[Code that draws figures]
--- --- ---
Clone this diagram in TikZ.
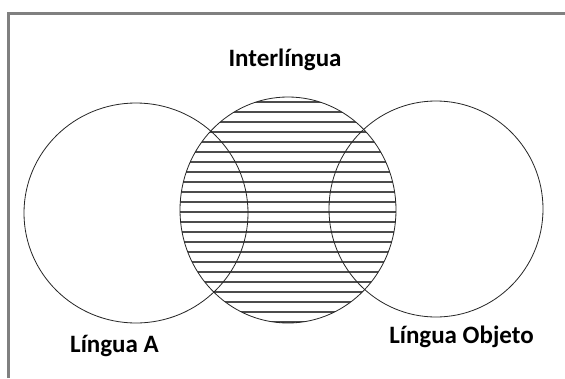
\documentclass[tikz,border=0pt]{standalone}
\usepackage{fontspec}
\setmainfont{Carlito}
\begin{document}
\begin{tikzpicture}[x=1pt,y=-1pt,
  frameline/.style={draw=black!50,line width=2.2pt},
  ring/.style={draw=black!85,line width=0.8pt},
  hatch/.style={draw=black!70,line width=1.2pt},
  lbl/.style={anchor=base,font=\fontsize{25}{30}\selectfont\bfseries,text=black,inner sep=0pt}]
\useasboundingbox (0,0) rectangle (565,378);
\fill[white] (0,0) rectangle (565,378);
% frame
\coordinate (fbl) at (8.5,378);
\coordinate (ftl) at (8.5,13.5);
\coordinate (ftr) at (565,13.5);
\draw[frameline] (fbl) -- (ftl) -- (ftr);
% hatching in middle circle
\begin{scope}
  \clip (288,210) ellipse [x radius=108pt, y radius=113pt];
  \foreach \yy in {102,112,...,322} \draw[hatch] (170,\yy) -- (410,\yy);
\end{scope}
% circles
\draw[ring] (136,213) ellipse [x radius=112pt, y radius=110pt];
\draw[ring] (288,210) ellipse [x radius=108pt, y radius=113pt];
\draw[ring] (436,209) ellipse [x radius=107pt, y radius=108pt];
% labels
\node[lbl] (inter) at (285,66.5) {Interlíngua};
\node[lbl] (linga) at (114.5,352.5) {Língua A};
\node[lbl] (lingo) at (461.5,343) {Língua Objeto};
\end{tikzpicture}
\end{document}
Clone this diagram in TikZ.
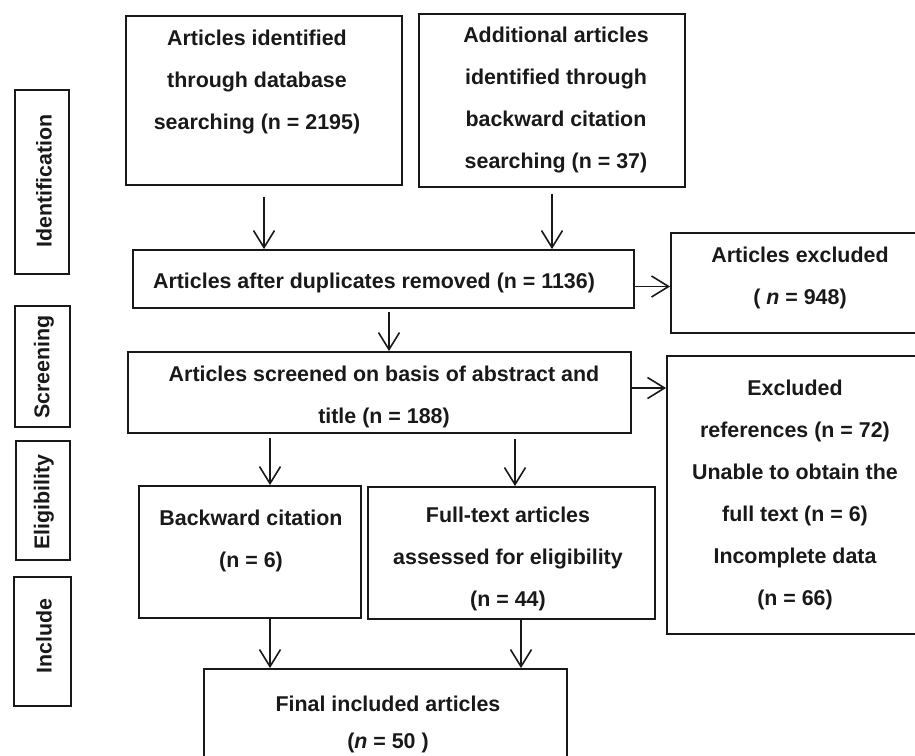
\documentclass[tikz,border=0pt]{standalone}
\usepackage{fontspec}
\setmainfont{Liberation Sans}
\usetikzlibrary{arrows.meta}
\begin{document}
\begin{tikzpicture}[x=1pt,y=-1pt,
  box/.style={draw=black!90, line width=1.9pt, rectangle, inner sep=0pt},
  txt/.style={align=center, inner sep=0pt, text=black!90, font=\fontsize{21.4}{42}\selectfont\bfseries},
  arr/.style={draw=black!90, line width=1.6pt, -{Straight Barb[length=17pt,width=21pt,line width=1.6pt]}}]
\useasboundingbox (0,0) rectangle (915,755);
\clip (0,0) rectangle (915,755);
% stage labels
\node[box, minimum width=54pt, minimum height=184pt] (lid) at (42,182) {};
\node[txt, rotate=90] (tid) at (44,181) {Identification};
\node[box, minimum width=55pt, minimum height=121pt] (lsc) at (42.5,366.5) {};
\node[txt, rotate=90] (tsc) at (44,367) {Screening};
\node[box, minimum width=54pt, minimum height=119pt] (lel) at (43,500.5) {};
\node[txt, rotate=90] (tel) at (44,502) {Eligibility};
\node[box, minimum width=57pt, minimum height=129pt] (lin) at (42.5,641.5) {};
\node[txt, rotate=90] (tin) at (44,636) {Include};
% boxes
\node[box, minimum width=276pt, minimum height=169pt] (db) at (264,100.5) {};
\node[txt] (tdb) at (257,82) {Articles identified\\through database\\searching (n = 2195)};
\node[box, minimum width=266pt, minimum height=173pt] (add) at (552,100.5) {};
\node[txt] (tadd) at (556,100) {Additional articles\\identified through\\backward citation\\searching (n = 37)};
\node[box, minimum width=501pt, minimum height=58pt] (dup) at (383.5,279) {};
\node[txt] (tdup) at (374,283) {Articles after duplicates removed (n = 1136)};
\node[box, minimum width=249pt, minimum height=100pt] (ex1) at (795.5,283) {};
\node[txt] (tex1) at (800,278) {Articles excluded\\( \textit{n} = 948)};
\node[box, minimum width=503pt, minimum height=81pt] (scr) at (379.5,392.5) {};
\node[txt] (tscr) at (384,397) {Articles screened on basis of abstract and\\title (n = 188)};
\node[box, minimum width=253pt, minimum height=278pt] (ex2) at (793.5,495) {};
\node[txt] (tex2) at (795,495) {Excluded\\references (n = 72)\\Unable to obtain the\\full text (n = 6)\\Incomplete data\\(n = 66)};
\node[box, minimum width=222pt, minimum height=132pt] (bwd) at (250,552) {};
\node[txt] (tbwd) at (251,541) {Backward citation\\(n = 6)};
\node[box, minimum width=287pt, minimum height=132pt] (ful) at (511.5,553) {};
\node[txt] (tful) at (508,559) {Full-text articles\\assessed for eligibility\\(n = 44)};
\node[box, minimum width=363pt, minimum height=111pt] (fin) at (385.5,724.5) {};
\node[txt, font=\fontsize{21.4}{37}\selectfont\bfseries] (tfin) at (388,724) {Final included articles\\(\textit{n} = 50 )};
% arrows
\coordinate (c389) at (389,312);
\coordinate (c270) at (270,0);
\coordinate (c515) at (515,0);
\coordinate (c521) at (521,0);
\coordinate (y286) at (0,286.5);
\coordinate (y388) at (0,388);
\draw[arr] ([yshift=-11pt]db.south) -- (db.south |- dup.north);
\draw[arr] ([yshift=-6pt]add.south) -- (add.south |- dup.north);
\draw[arr] (dup.east |- y286) -- (ex1.west |- y286);
\draw[arr] (c389) -- (c389 |- scr.north);
\draw[arr] (scr.east |- y388) -- (ex2.west |- y388);
\draw[arr] ([yshift=-4pt]c270 |- scr.south) -- (c270 |- bwd.north);
\draw[arr] ([yshift=-5pt]c515 |- scr.south) -- (c515 |- ful.north);
\draw[arr] (c270 |- bwd.south) -- (c270 |- fin.north);
\draw[arr] (c521 |- ful.south) -- (c521 |- fin.north);
\end{tikzpicture}
\end{document}
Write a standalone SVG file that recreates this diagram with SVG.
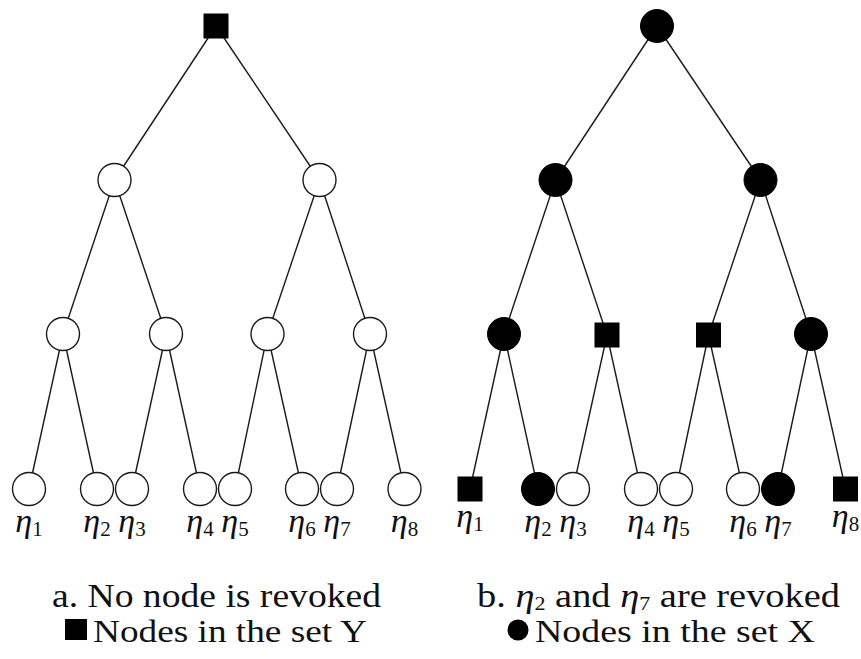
<svg xmlns="http://www.w3.org/2000/svg" width="861" height="659" viewBox="0 0 861 659">
  <style>
    .edge { stroke: #1a1a1a; stroke-width: 1.4; fill: none; }
    .open { fill: #ffffff; stroke: #1a1a1a; stroke-width: 1.4; }
    .full { fill: #000000; stroke: #000000; stroke-width: 1; }
    .lbl { font-family: "Liberation Serif", "DejaVu Serif", serif; font-size: 34px; fill: #111; }
    .lbl .eta { font-style: italic; }
    .lbl .sub { font-size: 21px; }
    .cap { font-family: "Liberation Serif", "DejaVu Serif", serif; font-size: 33px; fill: #111; }
    .cap2 { font-family: "Liberation Serif", "DejaVu Serif", serif; font-size: 31px; fill: #111; }
  </style>
  <defs>
    <circle id="ring" r="16.5"/>
    <rect id="box" x="-12" y="-12" width="24" height="24"/>
  </defs>

  <rect width="861" height="659" fill="#ffffff"/>

  <!-- edges, drawn centre to centre beneath the nodes -->
  <g id="connectors" class="edge">
    <!-- tree a -->
    <line x1="216" y1="26" x2="114.5" y2="180"/>
    <line x1="216" y1="26" x2="319.5" y2="180"/>
    <line x1="114.5" y1="180" x2="63" y2="334"/>
    <line x1="114.5" y1="180" x2="166" y2="334"/>
    <line x1="319.5" y1="180" x2="267.5" y2="334"/>
    <line x1="319.5" y1="180" x2="370" y2="334"/>
    <line x1="63" y1="334" x2="29" y2="489"/>
    <line x1="63" y1="334" x2="97" y2="489"/>
    <line x1="166" y1="334" x2="132" y2="489"/>
    <line x1="166" y1="334" x2="200" y2="489"/>
    <line x1="267.5" y1="334" x2="235" y2="489"/>
    <line x1="267.5" y1="334" x2="302" y2="489"/>
    <line x1="370" y1="334" x2="337" y2="489"/>
    <line x1="370" y1="334" x2="404.5" y2="489"/>
    <!-- tree b -->
    <line x1="657" y1="26" x2="555.5" y2="180"/>
    <line x1="657" y1="26" x2="760.5" y2="180"/>
    <line x1="555.5" y1="180" x2="504" y2="334"/>
    <line x1="555.5" y1="180" x2="607" y2="335"/>
    <line x1="760.5" y1="180" x2="708.5" y2="335"/>
    <line x1="760.5" y1="180" x2="811" y2="334"/>
    <line x1="504" y1="334" x2="470" y2="489"/>
    <line x1="504" y1="334" x2="538" y2="489"/>
    <line x1="607" y1="335" x2="573" y2="489"/>
    <line x1="607" y1="335" x2="641" y2="489"/>
    <line x1="708.5" y1="335" x2="676" y2="489"/>
    <line x1="708.5" y1="335" x2="743" y2="489"/>
    <line x1="811" y1="334" x2="778" y2="489"/>
    <line x1="811" y1="334" x2="845.5" y2="489"/>
  </g>

  <!-- tree a: no node revoked -->
  <g id="a-root"><use href="#box" class="full" x="216" y="26"/></g>
  <g id="a-n1"><use href="#ring" class="open" x="114.5" y="180"/></g>
  <g id="a-n2"><use href="#ring" class="open" x="319.5" y="180"/></g>
  <g id="a-n3"><use href="#ring" class="open" x="63" y="334"/></g>
  <g id="a-n4"><use href="#ring" class="open" x="166" y="334"/></g>
  <g id="a-n5"><use href="#ring" class="open" x="267.5" y="334"/></g>
  <g id="a-n6"><use href="#ring" class="open" x="370" y="334"/></g>
  <g id="a-eta1"><use href="#ring" class="open" x="29" y="489"/>
    <text class="lbl" x="29" y="532" text-anchor="middle"><tspan class="eta">η</tspan><tspan class="sub" dy="4">1</tspan></text></g>
  <g id="a-eta2"><use href="#ring" class="open" x="97" y="489"/>
    <text class="lbl" x="97" y="532" text-anchor="middle"><tspan class="eta">η</tspan><tspan class="sub" dy="4">2</tspan></text></g>
  <g id="a-eta3"><use href="#ring" class="open" x="132" y="489"/>
    <text class="lbl" x="132" y="532" text-anchor="middle"><tspan class="eta">η</tspan><tspan class="sub" dy="4">3</tspan></text></g>
  <g id="a-eta4"><use href="#ring" class="open" x="200" y="489"/>
    <text class="lbl" x="200" y="532" text-anchor="middle"><tspan class="eta">η</tspan><tspan class="sub" dy="4">4</tspan></text></g>
  <g id="a-eta5"><use href="#ring" class="open" x="235" y="489"/>
    <text class="lbl" x="235" y="532" text-anchor="middle"><tspan class="eta">η</tspan><tspan class="sub" dy="4">5</tspan></text></g>
  <g id="a-eta6"><use href="#ring" class="open" x="302" y="489"/>
    <text class="lbl" x="302" y="532" text-anchor="middle"><tspan class="eta">η</tspan><tspan class="sub" dy="4">6</tspan></text></g>
  <g id="a-eta7"><use href="#ring" class="open" x="337" y="489"/>
    <text class="lbl" x="337" y="532" text-anchor="middle"><tspan class="eta">η</tspan><tspan class="sub" dy="4">7</tspan></text></g>
  <g id="a-eta8"><use href="#ring" class="open" x="404.5" y="489"/>
    <text class="lbl" x="404.5" y="532" text-anchor="middle"><tspan class="eta">η</tspan><tspan class="sub" dy="4">8</tspan></text></g>

  <!-- tree b: η2 and η7 revoked -->
  <g id="b-root"><use href="#ring" class="full" x="657" y="26"/></g>
  <g id="b-n1"><use href="#ring" class="full" x="555.5" y="180"/></g>
  <g id="b-n2"><use href="#ring" class="full" x="760.5" y="180"/></g>
  <g id="b-n3"><use href="#ring" class="full" x="504" y="334"/></g>
  <g id="b-n4"><use href="#box" class="full" x="607" y="335"/></g>
  <g id="b-n5"><use href="#box" class="full" x="708.5" y="335"/></g>
  <g id="b-n6"><use href="#ring" class="full" x="811" y="334"/></g>
  <g id="b-eta1"><use href="#box" class="full" x="470" y="489"/>
    <text class="lbl" x="470" y="527" text-anchor="middle"><tspan class="eta">η</tspan><tspan class="sub" dy="4">1</tspan></text></g>
  <g id="b-eta2"><use href="#ring" class="full" x="538" y="489"/>
    <text class="lbl" x="538" y="532" text-anchor="middle"><tspan class="eta">η</tspan><tspan class="sub" dy="4">2</tspan></text></g>
  <g id="b-eta3"><use href="#ring" class="open" x="573" y="489"/>
    <text class="lbl" x="573" y="532" text-anchor="middle"><tspan class="eta">η</tspan><tspan class="sub" dy="4">3</tspan></text></g>
  <g id="b-eta4"><use href="#ring" class="open" x="641" y="489"/>
    <text class="lbl" x="641" y="532" text-anchor="middle"><tspan class="eta">η</tspan><tspan class="sub" dy="4">4</tspan></text></g>
  <g id="b-eta5"><use href="#ring" class="open" x="676" y="489"/>
    <text class="lbl" x="676" y="532" text-anchor="middle"><tspan class="eta">η</tspan><tspan class="sub" dy="4">5</tspan></text></g>
  <g id="b-eta6"><use href="#ring" class="open" x="743" y="489"/>
    <text class="lbl" x="743" y="532" text-anchor="middle"><tspan class="eta">η</tspan><tspan class="sub" dy="4">6</tspan></text></g>
  <g id="b-eta7"><use href="#ring" class="full" x="778" y="489"/>
    <text class="lbl" x="778" y="532" text-anchor="middle"><tspan class="eta">η</tspan><tspan class="sub" dy="4">7</tspan></text></g>
  <g id="b-eta8"><use href="#box" class="full" x="845.5" y="489"/>
    <text class="lbl" x="845.5" y="527" text-anchor="middle"><tspan class="eta">η</tspan><tspan class="sub" dy="4">8</tspan></text></g>

  <!-- captions and legend -->
  <g id="caption-a">
    <text class="cap" x="52" y="607" textLength="329" lengthAdjust="spacingAndGlyphs">a. No node is revoked</text>
    <rect x="65" y="619" width="22" height="21" fill="#000"/>
    <text class="cap2" x="93" y="642" textLength="274" lengthAdjust="spacingAndGlyphs">Nodes in the set Y</text>
  </g>
  <g id="caption-b">
    <text class="cap" x="477" y="607" textLength="363" lengthAdjust="spacingAndGlyphs">b. <tspan font-style="italic">η</tspan><tspan font-size="19" dy="3">2</tspan><tspan dy="-3"> and </tspan><tspan font-style="italic">η</tspan><tspan font-size="19" dy="3">7</tspan><tspan dy="-3"> are revoked</tspan></text>
    <circle cx="518" cy="630" r="10.5" fill="#000"/>
    <text class="cap2" x="535" y="642" textLength="280" lengthAdjust="spacingAndGlyphs">Nodes in the set X</text>
  </g>
</svg>
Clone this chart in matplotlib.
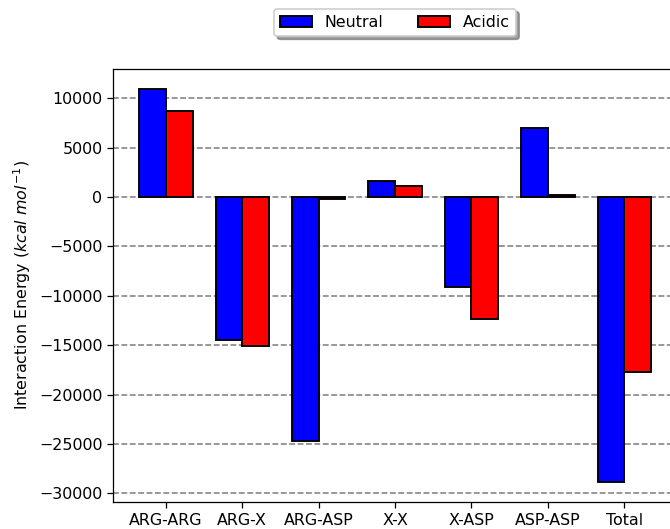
import numpy as np
import matplotlib
matplotlib.use("Agg")
from matplotlib import pyplot as plt

# interaction energies (kcal/mol)
categories = ["ARG-ARG", "ARG-X", "ARG-ASP", "X-X", "X-ASP", "ASP-ASP", "Total"]
neutral = [10950, -14460, -24700, 1620, -9120, 7020, -28880]
acidic = [8700, -15130, -230, 1140, -12330, 180, -17700]

dpi = 114
fig = plt.figure(figsize=(670 / dpi, 529 / dpi), dpi=dpi)
# axes runs slightly past the right edge, like the cropped original
ax = fig.add_axes([0.1694, 0.051, 0.8405, 0.8185])

x = np.arange(len(categories))
w = 0.35
ax.bar(x, neutral, -w, align="edge", color="blue", edgecolor="black",
       linewidth=1.2, label="Neutral")
ax.bar(x, acidic, w, align="edge", color="red", edgecolor="black",
       linewidth=1.2, label="Acidic")

ax.set_xticks(x)
ax.set_xticklabels(categories)
ax.set_ylabel(r"Interaction Energy ($kcal\ mol^{-1}$)")
ax.yaxis.grid(True, linestyle="--", color="gray", linewidth=1)
ax.set_axisbelow(True)

ax.legend(loc="upper center", bbox_to_anchor=(0.5, 1.158), ncol=2,
          shadow=True, fancybox=True, columnspacing=2.2)

fig.savefig("out.png", dpi=dpi)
--- --- ---
THE TASK: Look above for the line containing "Clone this chart in matplotlib.", then write out every line from there down to the line containing "acidic = [8700, -15130, -230, 1140, -12330, 180, -17700]", that line included, with no pictures.

THE RESPONSE:
Clone this chart in matplotlib.
import numpy as np
import matplotlib
matplotlib.use("Agg")
from matplotlib import pyplot as plt

# interaction energies (kcal/mol)
categories = ["ARG-ARG", "ARG-X", "ARG-ASP", "X-X", "X-ASP", "ASP-ASP", "Total"]
neutral = [10950, -14460, -24700, 1620, -9120, 7020, -28880]
acidic = [8700, -15130, -230, 1140, -12330, 180, -17700]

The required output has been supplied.